(WHAT THIS TASK INVOLVES) In your copy, leave out the pictures; write out all the data exactly.

::::

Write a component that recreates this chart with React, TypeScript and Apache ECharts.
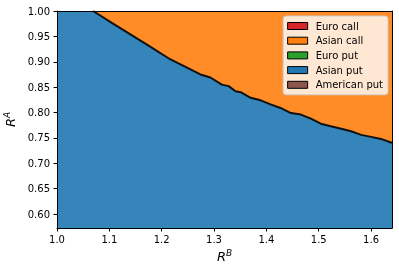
import React, { useEffect, useRef } from "react";
import * as echarts from "echarts";

// Boundary between Asian put (below) and Asian call (above) regions
const boundaryX = [1.069, 1.104, 1.178, 1.216, 1.274, 1.293, 1.315, 1.328, 1.341, 1.351, 1.370, 1.389, 1.408, 1.427, 1.447, 1.466, 1.485, 1.504, 1.523, 1.543, 1.562, 1.581, 1.600, 1.619, 1.638, 1.640];
const boundaryY = [1.000, 0.977, 0.930, 0.905, 0.875, 0.869, 0.855, 0.852, 0.842, 0.840, 0.829, 0.824, 0.816, 0.809, 0.799, 0.796, 0.788, 0.778, 0.773, 0.768, 0.763, 0.756, 0.752, 0.748, 0.741, 0.740];

const legendNames = ["Euro call", "Asian call", "Euro put", "Asian put", "American put"];
const legendColors = ["#d62728", "#ff7f0e", "#2ca02c", "#1f77b4", "#8c564b"];

const xMin = 1.0;
const xMax = 1.64;
const yMin = 0.5725;
const yMax = 1.0;
const yTicks = [0.6, 0.65, 0.7, 0.75, 0.8, 0.85, 0.9, 0.95, 1.0];

const FONT = "DejaVu Sans";

export default function App() {
  const ref = useRef<HTMLDivElement>(null);
  useEffect(() => {
    if (!ref.current) return;
    const chart = echarts.init(ref.current, null, { renderer: "svg" });
    const boundary = boundaryX.map((x, i) => [x, boundaryY[i]]);
    const putArea = [[xMin, yMax], ...boundary];
    const callArea = [[xMin, yMax], [xMax, yMax]];
    const axisCommon = {
      z: 10,
      axisLine: { show: true, lineStyle: { color: "#000", width: 1 } },
      splitLine: { show: false },
    };
    chart.setOption({
      animation: false,
      grid: { left: 57, right: 7, top: 11, bottom: 45, containLabel: false, outerBoundsMode: "none" },
      legend: {
        orient: "vertical",
        right: 11,
        top: 16,
        icon: "rect",
        itemWidth: 20,
        itemHeight: 7,
        itemGap: 2.7,
        padding: [4, 5, 4, 4],
        backgroundColor: "rgba(255,255,255,0.8)",
        borderColor: "#cccccc",
        borderWidth: 1,
        borderRadius: 3,
        selectedMode: false,
        textStyle: { fontFamily: FONT, fontSize: 10, color: "#000", lineHeight: 12, padding: [0, 0, 0, 3] },
        data: legendNames.map((n, i) => ({
          name: n,
          icon: "rect",
          itemStyle: { color: legendColors[i], borderColor: "#000", borderWidth: 1, opacity: 1 },
        })),
      },
      xAxis: [
        {
          ...axisCommon,
          type: "value",
          min: xMin,
          max: xMax,
          interval: 0.1,
          axisTick: { show: true, length: 3.5, lineStyle: { color: "#000" } },
          axisLabel: {
            fontFamily: FONT,
            fontSize: 10,
            color: "#000",
            margin: 6,
            showMaxLabel: false,
            formatter: (v: number) => (v > 1.635 ? "" : v.toFixed(1)),
          },
          name: "{r|R}{s|B}",
          nameLocation: "middle",
          nameGap: 20,
          nameTextStyle: {
            rich: {
              r: { fontFamily: FONT, fontStyle: "italic", fontSize: 13, color: "#000", lineHeight: 16 },
              s: { fontFamily: FONT, fontStyle: "italic", fontSize: 9, color: "#000", verticalAlign: "top", lineHeight: 10 },
            },
          },
        },
        {
          ...axisCommon,
          type: "value",
          position: "top",
          min: xMin,
          max: xMax,
          axisTick: { show: false },
          axisLabel: { show: false },
        },
      ],
      yAxis: [
        {
          ...axisCommon,
          type: "value",
          min: yMin,
          max: yMax,
          axisTick: { show: true, length: 3.5, lineStyle: { color: "#000" }, customValues: yTicks },
          axisLabel: {
            fontFamily: FONT,
            fontSize: 10,
            color: "#000",
            margin: 7,
            customValues: yTicks,
            formatter: (v: number) => v.toFixed(2),
          },
          name: "{r|R}{s|A}",
          nameLocation: "middle",
          nameGap: 37,
          nameTextStyle: {
            rich: {
              r: { fontFamily: FONT, fontStyle: "italic", fontSize: 13, color: "#000", lineHeight: 16 },
              s: { fontFamily: FONT, fontStyle: "italic", fontSize: 9, color: "#000", verticalAlign: "top", lineHeight: 10 },
            },
          },
        },
        {
          ...axisCommon,
          type: "value",
          position: "right",
          min: yMin,
          max: yMax,
          axisTick: { show: false },
          axisLabel: { show: false },
        },
      ],
      series: [
        {
          name: "Euro call",
          type: "line",
          data: [],
          itemStyle: { color: legendColors[0] },
        },
        {
          name: "Asian call",
          type: "line",
          data: callArea,
          symbol: "none",
          itemStyle: { color: legendColors[1] },
          lineStyle: { width: 0 },
          areaStyle: { color: "#ff8c26", opacity: 1, origin: "start" },
        },
        {
          name: "Euro put",
          type: "line",
          data: [],
          itemStyle: { color: legendColors[2] },
        },
        {
          name: "Asian put",
          type: "line",
          data: putArea,
          symbol: "none",
          itemStyle: { color: legendColors[3] },
          lineStyle: { width: 0 },
          areaStyle: { color: "#3585bb", opacity: 1, origin: "start" },
        },
        {
          name: "American put",
          type: "line",
          data: [],
          itemStyle: { color: legendColors[4] },
        },
        {
          name: "boundary",
          type: "line",
          data: boundary,
          symbol: "none",
          lineStyle: { color: "#111", width: 2 },
          z: 5,
        },
      ],
    });
    return () => chart.dispose();
  }, []);
  return <div ref={ref} style={{ position: "fixed", left: 0, top: 0, width: 399, height: 273 }} />;
}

::::

(THE ANSWER)
Write a component that recreates this chart with React, TypeScript and Apache ECharts.
import React, { useEffect, useRef } from "react";
import * as echarts from "echarts";

// Boundary between Asian put (below) and Asian call (above) regions
const boundaryX = [1.069, 1.104, 1.178, 1.216, 1.274, 1.293, 1.315, 1.328, 1.341, 1.351, 1.370, 1.389, 1.408, 1.427, 1.447, 1.466, 1.485, 1.504, 1.523, 1.543, 1.562, 1.581, 1.600, 1.619, 1.638, 1.640];
const boundaryY = [1.000, 0.977, 0.930, 0.905, 0.875, 0.869, 0.855, 0.852, 0.842, 0.840, 0.829, 0.824, 0.816, 0.809, 0.799, 0.796, 0.788, 0.778, 0.773, 0.768, 0.763, 0.756, 0.752, 0.748, 0.741, 0.740];

const legendNames = ["Euro call", "Asian call", "Euro put", "Asian put", "American put"];
const legendColors = ["#d62728", "#ff7f0e", "#2ca02c", "#1f77b4", "#8c564b"];

const xMin = 1.0;
const xMax = 1.64;
const yMin = 0.5725;
const yMax = 1.0;
const yTicks = [0.6, 0.65, 0.7, 0.75, 0.8, 0.85, 0.9, 0.95, 1.0];

const FONT = "DejaVu Sans";

export default function App() {
  const ref = useRef<HTMLDivElement>(null);
  useEffect(() => {
    if (!ref.current) return;
    const chart = echarts.init(ref.current, null, { renderer: "svg" });
    const boundary = boundaryX.map((x, i) => [x, boundaryY[i]]);
    const putArea = [[xMin, yMax], ...boundary];
    const callArea = [[xMin, yMax], [xMax, yMax]];
    const axisCommon = {
      z: 10,
      axisLine: { show: true, lineStyle: { color: "#000", width: 1 } },
      splitLine: { show: false },
    };
    chart.setOption({
      animation: false,
      grid: { left: 57, right: 7, top: 11, bottom: 45, containLabel: false, outerBoundsMode: "none" },
      legend: {
        orient: "vertical",
        right: 11,
        top: 16,
        icon: "rect",
        itemWidth: 20,
        itemHeight: 7,
        itemGap: 2.7,
        padding: [4, 5, 4, 4],
        backgroundColor: "rgba(255,255,255,0.8)",
        borderColor: "#cccccc",
        borderWidth: 1,
        borderRadius: 3,
        selectedMode: false,
        textStyle: { fontFamily: FONT, fontSize: 10, color: "#000", lineHeight: 12, padding: [0, 0, 0, 3] },
        data: legendNames.map((n, i) => ({
          name: n,
          icon: "rect",
          itemStyle: { color: legendColors[i], borderColor: "#000", borderWidth: 1, opacity: 1 },
        })),
      },
      xAxis: [
        {
          ...axisCommon,
          type: "value",
          min: xMin,
          max: xMax,
          interval: 0.1,
          axisTick: { show: true, length: 3.5, lineStyle: { color: "#000" } },
          axisLabel: {
            fontFamily: FONT,
            fontSize: 10,
            color: "#000",
            margin: 6,
            showMaxLabel: false,
            formatter: (v: number) => (v > 1.635 ? "" : v.toFixed(1)),
          },
          name: "{r|R}{s|B}",
          nameLocation: "middle",
          nameGap: 20,
          nameTextStyle: {
            rich: {
              r: { fontFamily: FONT, fontStyle: "italic", fontSize: 13, color: "#000", lineHeight: 16 },
              s: { fontFamily: FONT, fontStyle: "italic", fontSize: 9, color: "#000", verticalAlign: "top", lineHeight: 10 },
            },
          },
        },
        {
          ...axisCommon,
          type: "value",
          position: "top",
          min: xMin,
          max: xMax,
          axisTick: { show: false },
          axisLabel: { show: false },
        },
      ],
      yAxis: [
        {
          ...axisCommon,
          type: "value",
          min: yMin,
          max: yMax,
          axisTick: { show: true, length: 3.5, lineStyle: { color: "#000" }, customValues: yTicks },
          axisLabel: {
            fontFamily: FONT,
            fontSize: 10,
            color: "#000",
            margin: 7,
            customValues: yTicks,
            formatter: (v: number) => v.toFixed(2),
          },
          name: "{r|R}{s|A}",
          nameLocation: "middle",
          nameGap: 37,
          nameTextStyle: {
            rich: {
              r: { fontFamily: FONT, fontStyle: "italic", fontSize: 13, color: "#000", lineHeight: 16 },
              s: { fontFamily: FONT, fontStyle: "italic", fontSize: 9, color: "#000", verticalAlign: "top", lineHeight: 10 },
            },
          },
        },
        {
          ...axisCommon,
          type: "value",
          position: "right",
          min: yMin,
          max: yMax,
          axisTick: { show: false },
          axisLabel: { show: false },
        },
      ],
      series: [
        {
          name: "Euro call",
          type: "line",
          data: [],
          itemStyle: { color: legendColors[0] },
        },
        {
          name: "Asian call",
          type: "line",
          data: callArea,
          symbol: "none",
          itemStyle: { color: legendColors[1] },
          lineStyle: { width: 0 },
          areaStyle: { color: "#ff8c26", opacity: 1, origin: "start" },
        },
        {
          name: "Euro put",
          type: "line",
          data: [],
          itemStyle: { color: legendColors[2] },
        },
        {
          name: "Asian put",
          type: "line",
          data: putArea,
          symbol: "none",
          itemStyle: { color: legendColors[3] },
          lineStyle: { width: 0 },
          areaStyle: { color: "#3585bb", opacity: 1, origin: "start" },
        },
        {
          name: "American put",
          type: "line",
          data: [],
          itemStyle: { color: legendColors[4] },
        },
        {
          name: "boundary",
          type: "line",
          data: boundary,
          symbol: "none",
          lineStyle: { color: "#111", width: 2 },
          z: 5,
        },
      ],
    });
    return () => chart.dispose();
  }, []);
  return <div ref={ref} style={{ position: "fixed", left: 0, top: 0, width: 399, height: 273 }} />;
}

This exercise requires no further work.